### [Work instructions]
Make an exact copy of the data below, leaving out every picture.

### [Source material]
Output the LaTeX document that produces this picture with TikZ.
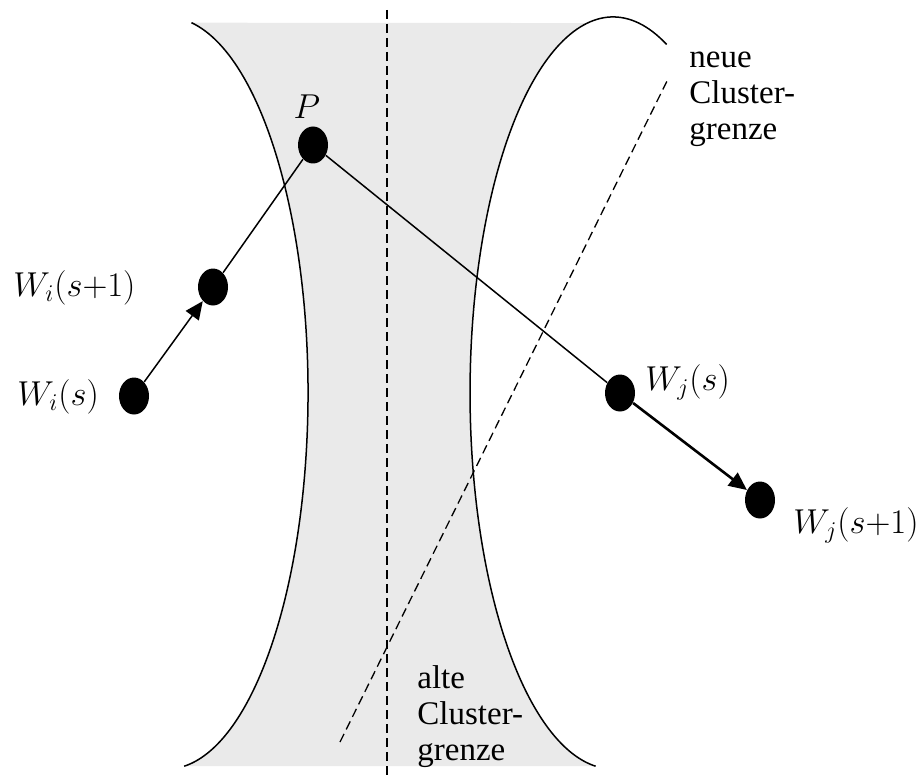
\documentclass[tikz,border=0pt]{standalone}
\usepackage{fontspec}
\setmainfont{Liberation Serif}
\usepackage{tikz}
\usetikzlibrary{arrows.meta,shapes.geometric}
\definecolor{zonegray}{RGB}{234,234,234}
\tikzset{
  dot/.style={ellipse,fill=black,inner sep=0pt,minimum width=15pt,minimum height=18.5pt},
  lbl/.style={inner sep=0pt,anchor=west},
  note/.style={inner sep=0pt,align=left,anchor=north west},
  border/.style={line width=0.75pt},
  bound/.style={line width=0.65pt,dash pattern=on 4.5pt off 2.5pt},
}

\begin{document}
\begin{tikzpicture}[>={Triangle[length=9pt,width=8pt]},x=0.5pt,y=0.5pt,font=\fontsize{16.5}{18}\selectfont]
    \useasboundingbox (0,0) rectangle (919,778);
    \fill[zonegray] (191.5,755.3) arc [start angle=80,end angle=-83,x radius=141,y radius=376]
        -- (595.6,11.8) arc [start angle=263,end angle=100.3,x radius=143,y radius=376] -- cycle;
    \draw[border] (191.5,755.3) arc [start angle=80,end angle=-83,x radius=141,y radius=376];
    \draw[border] (666.6,733.6) arc [start angle=68,end angle=263,x radius=143,y radius=376];

    \draw[bound] (387,768) -- (387,0);
    \draw[bound] (340,36) -- (669,701);

    \node[dot] (P) at (313,633) {};
    \node[dot] (Wi1) at (213,491) {};
    \node[dot] (Wi0) at (134,382) {};
    \node[dot] (Wj0) at (620,385) {};
    \node[dot] (Wj1) at (760,278) {};

    \draw[border] (P) -- (Wi1);
    \draw[border] (P) -- (Wj0);
    \draw[->,border] (Wi0) -- (Wi1);
    \draw[->,line width=1.3pt] (Wj0) -- (Wj1);

    \node (lP) at (307,671) {$P$};
    \node[lbl] (lWi1) at (13,490) {$W_i(s{+}1)$};
    \node[lbl] (lWi0) at (17,381) {$W_i(s)$};
    \node[lbl] (lWj0) at (645,396) {$W_j(s)$};
    \node[lbl] (lWj1) at (793,253) {$W_j(s{+}1)$};

    \node[note] (neu) at (689,726) {neue\\Cluster-\\grenze};
    \node[note] (alt) at (417,113) {alte\\Cluster-\\grenze};
\end{tikzpicture}
\end{document}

### [In response]
Output the LaTeX document that produces this picture with TikZ.
\documentclass[tikz,border=0pt]{standalone}
\usepackage{fontspec}
\setmainfont{Liberation Serif}
\usepackage{tikz}
\usetikzlibrary{arrows.meta,shapes.geometric}
\definecolor{zonegray}{RGB}{234,234,234}
\tikzset{
  dot/.style={ellipse,fill=black,inner sep=0pt,minimum width=15pt,minimum height=18.5pt},
  lbl/.style={inner sep=0pt,anchor=west},
  note/.style={inner sep=0pt,align=left,anchor=north west},
  border/.style={line width=0.75pt},
  bound/.style={line width=0.65pt,dash pattern=on 4.5pt off 2.5pt},
}

\begin{document}
\begin{tikzpicture}[>={Triangle[length=9pt,width=8pt]},x=0.5pt,y=0.5pt,font=\fontsize{16.5}{18}\selectfont]
    \useasboundingbox (0,0) rectangle (919,778);
    \fill[zonegray] (191.5,755.3) arc [start angle=80,end angle=-83,x radius=141,y radius=376]
        -- (595.6,11.8) arc [start angle=263,end angle=100.3,x radius=143,y radius=376] -- cycle;
    \draw[border] (191.5,755.3) arc [start angle=80,end angle=-83,x radius=141,y radius=376];
    \draw[border] (666.6,733.6) arc [start angle=68,end angle=263,x radius=143,y radius=376];

    \draw[bound] (387,768) -- (387,0);
    \draw[bound] (340,36) -- (669,701);

    \node[dot] (P) at (313,633) {};
    \node[dot] (Wi1) at (213,491) {};
    \node[dot] (Wi0) at (134,382) {};
    \node[dot] (Wj0) at (620,385) {};
    \node[dot] (Wj1) at (760,278) {};

    \draw[border] (P) -- (Wi1);
    \draw[border] (P) -- (Wj0);
    \draw[->,border] (Wi0) -- (Wi1);
    \draw[->,line width=1.3pt] (Wj0) -- (Wj1);

    \node (lP) at (307,671) {$P$};
    \node[lbl] (lWi1) at (13,490) {$W_i(s{+}1)$};
    \node[lbl] (lWi0) at (17,381) {$W_i(s)$};
    \node[lbl] (lWj0) at (645,396) {$W_j(s)$};
    \node[lbl] (lWj1) at (793,253) {$W_j(s{+}1)$};

    \node[note] (neu) at (689,726) {neue\\Cluster-\\grenze};
    \node[note] (alt) at (417,113) {alte\\Cluster-\\grenze};
\end{tikzpicture}
\end{document}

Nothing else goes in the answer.